Involving Your Parents

Push for ground rules. While you probably want to leave your parents out of conflicts with your sister whenever possible, they can play an important role in maintaining harmony between the two of your. Ask your parents to establish ground rules so both you and your older sister understand exactly what sort of behavior is tolerated in your home. Even more importantly, though, make sure your parents establish what the consequences are for breaking the rules. If you're not sure what how to ask your parents for comprehensive rules, you might say, "I want to make sure that we all know what behavior is acceptable and what isn't. Could you please set down some ground rules?" You may want to ask your parents to establish a procedure for how to report rule violations too.

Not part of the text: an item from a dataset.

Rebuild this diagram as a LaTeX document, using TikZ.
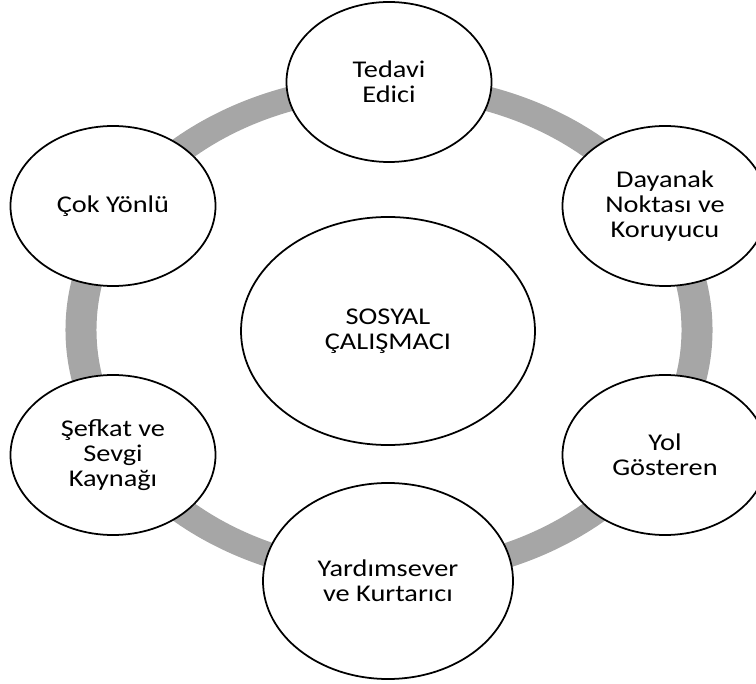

You don’t want your sister to accuse you of tattling every time you try to alert your parents to her behavior.

Ask to limit hand-me-downs. One of the worst parts of being a younger sibling is having to deal with hand-me-downs. Whether it’s clothing, sports equipment, or electronics, it’s no fun when you’re always getting your sister’s old things while she gets new items just because she’s older. Explain to your parents how you feel, and see if it’s possible to limit the number of hand-me-downs that you receive. It’s important to be mindful of the fact that money sometimes plays a role in how many hand-me-downs you get. Don’t expect your parents to buy you all new items if your sister’s are still in good condition. If you're unsure how to broach the subject with your parents, you might say, "It really makes me feel like an afterthought when I have to wear all of my sister's old clothes.May I pick out a new shirt/dress/pair of pants for the party next week?"

Suggest family meetings. The best way to ensure that everyone in the family gets along is to set aside a specific time to address concerns and problems. Ask your parents if you can hold weekly or monthly family meetings where everyone can talk about what’s bothering them. That way, if there’s an issue with your sister that she’s not aware of or vice versa, you have neutral ground to discuss it, with your parents on hand to moderate. Explain to your parents that you think it's important for everyone in the family to have a chance to share their feelings. You might say, "I think we'll all be able to get along better if we clear the air on a regular basis." You don’t want family meetings to have a confrontational feel, so it often helps to make them feel more casual and fun. You might hold them on a night when you’re eating out as a family or having pizza delivered. That can help make the meeting something that you all look forward to.